And this week's new Renault Clio variant is the 182 Trophy. It seems like only last week that we had the 182 Cup, the basic 182 came a couple of months back and if memory serves, the 172 Cup wasn’t that long before.
In fact, when you troop through the hot Clio back catalogue you discover just how active Renaultsport’s policy of self-improvement actually is: this is the sixth iteration since 1999. In that time Peugeot has only given us the 206 GTi 180. And last year that took a pasting from whatever that year’s Clio was called. I think it was the 172 Cup, which incidentally is known as the ‘Light’ inside Renault on account of the thin glass and lack of air-con.
There are no such shenanigans on this latest model. With the Trophy, Renault has acknowledged that most owners aren’t so worried about the odd tenth of a second that they are willing to emerge from every drive with a sodden back. It has air-con, and it has anti-lock brakes. Both are a welcome addition to a car that I suspect we will be talking about in years to come.
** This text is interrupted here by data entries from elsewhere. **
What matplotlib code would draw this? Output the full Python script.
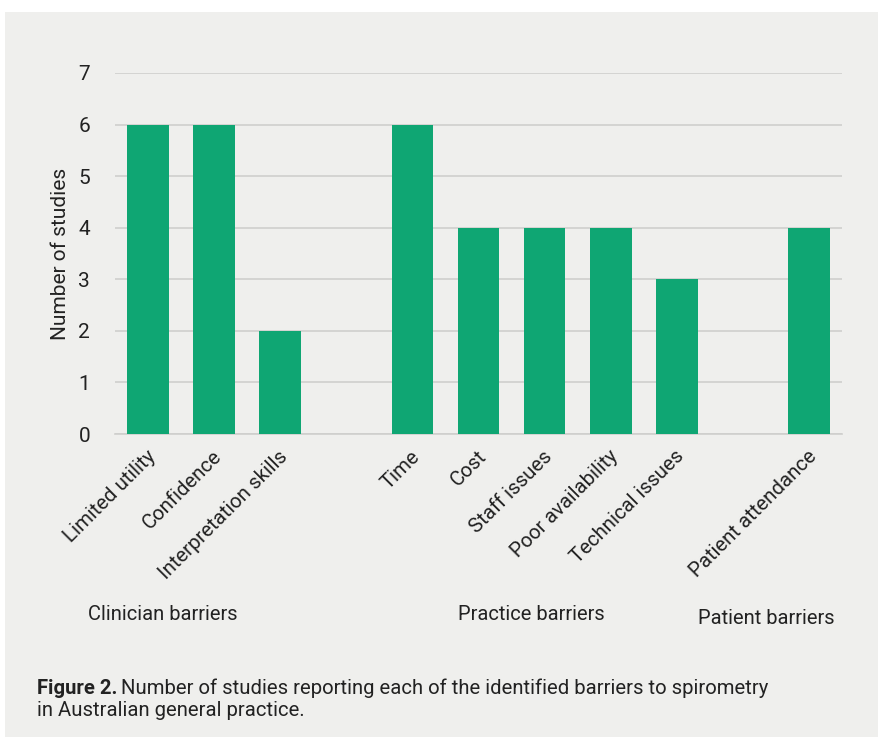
import matplotlib
matplotlib.use('Agg')
import matplotlib.pyplot as plt
from matplotlib.patches import Rectangle
import matplotlib.transforms as mtransforms

plt.rcParams['font.family'] = ['Roboto', 'DejaVu Sans']

# data
clinician = ['Limited utility', 'Confidence', 'Interpretation skills']
clinician_vals = [6, 6, 2]
practice = ['Time', 'Cost', 'Staff issues', 'Poor availability', 'Technical issues']
practice_vals = [6, 4, 4, 4, 3]
patient = ['Patient attendance']
patient_vals = [4]
group_names = ['Clinician barriers', 'Practice barriers', 'Patient barriers']
yticks = [0, 1, 2, 3, 4, 5, 6, 7]

bar_color = '#0fa673'
bg = '#efefed'
grid_color = '#cfcfcd'
text_color = '#222222'

# positions: one empty slot between groups
groups = [(clinician, clinician_vals), (practice, practice_vals), (patient, patient_vals)]
labels, values, positions = [], [], []
pos = 0
for names, vals in groups:
    for n, v in zip(names, vals):
        labels.append(n)
        values.append(v)
        positions.append(pos)
        pos += 1
    pos += 1
xmax = positions[-1] + 0.5

W, H = 879, 739
fig = plt.figure(figsize=(W / 100, H / 100), dpi=100, facecolor='white')
fig.patches.append(Rectangle((5 / W, 2 / H), 1 - 5 / W, (737 - 12) / H,
                             transform=fig.transFigure, facecolor=bg,
                             edgecolor='none', zorder=-5))

ax = fig.add_axes([115 / W, 1 - 434 / H, (842 - 115) / W, (434 - 73) / H])
ax.set_facecolor(bg)
ax.bar(positions, values, width=0.63, color=bar_color, zorder=3)
ax.set_xlim(-0.5, xmax)
ax.set_ylim(0, 7)
ax.set_yticks(yticks)
ax.yaxis.grid(True, color=grid_color, linewidth=1.2, zorder=0)
ax.set_axisbelow(True)
for s in ['top', 'right', 'left']:
    ax.spines[s].set_visible(False)
ax.spines['bottom'].set_color(grid_color)
ax.spines['bottom'].set_linewidth(1.2)
ax.tick_params(axis='both', length=0, labelsize=15, colors=text_color)
ax.tick_params(axis='y', pad=18)
ax.set_xticks(positions)
ax.set_xticklabels(labels, rotation=45, ha='right', va='top',
                   rotation_mode='anchor', fontsize=14.7)
offset = mtransforms.ScaledTranslation(-2 / 100, -8 / 100, fig.dpi_scale_trans)
for lab in ax.get_xticklabels():
    lab.set_transform(lab.get_transform() + offset)
ax.set_ylabel('Number of studies', fontsize=15, color=text_color, labelpad=6)

# group labels
fig.text(163 / W, 1 - 615 / H, group_names[0], ha='center', va='center',
         fontsize=14.5, color=text_color)
fig.text(531 / W, 1 - 615 / H, group_names[1], ha='center', va='center',
         fontsize=14.5, color=text_color)
fig.text(766 / W, 1 - 618 / H, group_names[2], ha='center', va='center',
         fontsize=14.5, color=text_color)

# caption
cap_bold = fig.text(37 / W, 1 - 688 / H, 'Figure 2.', ha='left', va='center',
                    fontsize=14.6, fontweight='bold', color=text_color)
fig.canvas.draw()
bb = cap_bold.get_window_extent()
fig.text((bb.x1 + 4) / W, 1 - 688 / H,
         'Number of studies reporting each of the identified barriers to spirometry',
         ha='left', va='center', fontsize=14.6, color=text_color)
fig.text(37 / W, 1 - 711 / H, 'in Australian general practice.', ha='left',
         va='center', fontsize=14.6, color=text_color)

fig.savefig('out.png', dpi=100, facecolor='white')
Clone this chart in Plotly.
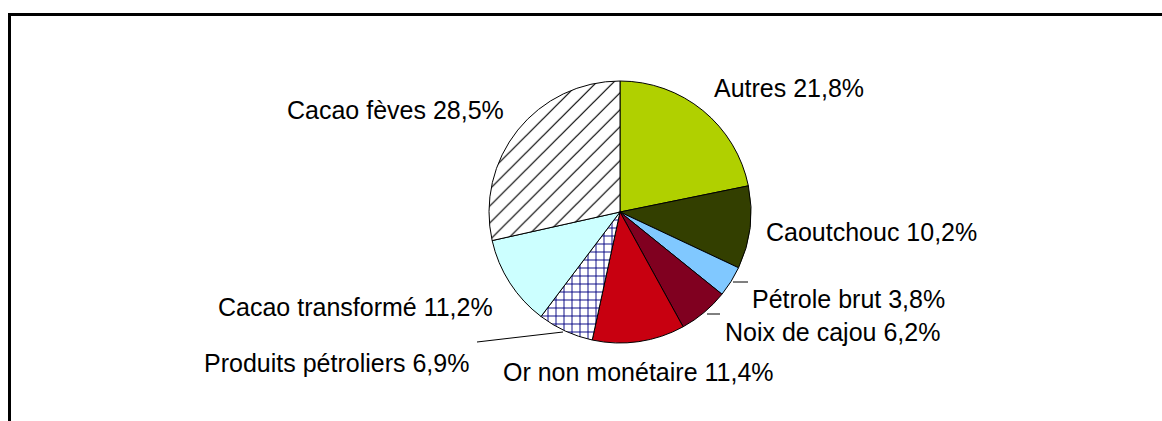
import plotly.graph_objects as go

labels = ["Autres", "Caoutchouc", "Pétrole brut", "Noix de cajou",
          "Or non monétaire", "Produits pétroliers", "Cacao transformé", "Cacao fèves"]
values = [21.8, 10.2, 3.8, 6.2, 11.4, 6.9, 11.2, 28.5]
colors = ["#b0d000", "#333f00", "#80c8ff", "#800020", "#c80010", "#ffffff", "#ccffff", "#ffffff"]
pattern_shapes = ["", "", "", "", "", "+", "", "/"]
pattern_fg = ["black", "black", "black", "black", "black", "#000080", "black", "black"]

# label anchor centres in pixels (x, y from top)
label_pos = [(789, 88), (871, 232), (848, 299), (832, 332),
             (638, 372), (336, 363), (355, 307), (395, 110)]

W, H = 1162, 421

fig = go.Figure()
fig.add_trace(go.Pie(
    labels=labels,
    values=values,
    sort=False,
    direction="clockwise",
    rotation=0,
    textinfo="none",
    hoverinfo="skip",
    showlegend=False,
    marker=dict(
        colors=colors,
        line=dict(color="black", width=1),
        pattern=dict(shape=pattern_shapes, fgcolor=pattern_fg, bgcolor=colors,
                     size=[10, 10, 10, 10, 10, 8, 10, 12],
                     solidity=[0.1, 0.1, 0.1, 0.1, 0.1, 0.22, 0.1, 0.1]),
    ),
    domain=dict(x=[(620 - 131) / W, (620 + 131) / W],
                y=[1 - (212 + 131) / H, 1 - (212 - 131) / H]),
))

for lab, val, (px, py) in zip(labels, values, label_pos):
    fig.add_annotation(
        x=px / W, y=1 - py / H, xref="paper", yref="paper",
        text=f"{lab} {str(val).replace('.', ',')}%",
        showarrow=False, xanchor="center", yanchor="middle",
        font=dict(family="Liberation Sans, Arial", size=25, color="black"),
    )

# leader lines
leaders = [((733, 282), (748, 282)), ((707, 314), (720, 314)), ((477, 342), (563, 332))]
for (x0, y0), (x1, y1) in leaders:
    fig.add_shape(type="line", xref="paper", yref="paper",
                  x0=x0 / W, y0=1 - y0 / H, x1=x1 / W, y1=1 - y1 / H,
                  line=dict(color="black", width=1))

# frame
fig.add_shape(type="rect", xref="paper", yref="paper",
              x0=9.5 / W, y0=-0.05, x1=1.05, y1=1 - 14.5 / H,
              line=dict(color="black", width=3), fillcolor="rgba(0,0,0,0)")

fig.update_layout(
    width=W, height=H,
    margin=dict(l=0, r=0, t=0, b=0),
    paper_bgcolor="white", plot_bgcolor="white",
)

fig.write_html("out.html", config={"displayModeBar": False},
               post_script="document.body.style.margin='0';document.body.style.overflow='hidden';")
As Britain is the largest market in the world for Renaultsport products, Renault UK was keen to give its little car a decent send-off before the new version arrives next year. But whereas the process could have been another exercise in squeezing a little more power from the 1998cc, 182bhp four-cylinder engine and altering the visuals, they’ve done something that sounds unexceptional, but which in practice results in a car so complete in its role as the ultimate supermini-warrior that everyone should get a drive in one. And the nature of the modification? They’ve put some expensive dampers on it.
Doesn’t sound like much, but it turns what was already a car capable of shaming much more expensive machinery over most roads into something otherworldly. I have never driven a car like it. There are faster hot hatches, and some have more exceptional abilities in specific areas, but none adheres to the basic premise of what a hot hatch should do, nor the type of driving experience one should offer like this car.
In conjunction with Sachs Race Engineering, Renault has fitted the Clio with what are effectively race dampers. They have a remote reservoir holding nearly half of the oil and gas that fills them, and which allows a thicker and stiffer damper rod to be used. The front suspension is 10mm lower than on the Cup and with uprated front hubs and a set of Speedline rims that save 1.3kg per corner, this amounts to a large investment on a car that will only be sold in the UK and Switzerland. We get 500 units, the Swiss just 25. Each damper is roughly 10 times more expensive than the equivalent item fitted to a basic Cup car, and the list price is £15,500. Handling genius has never been so affordable.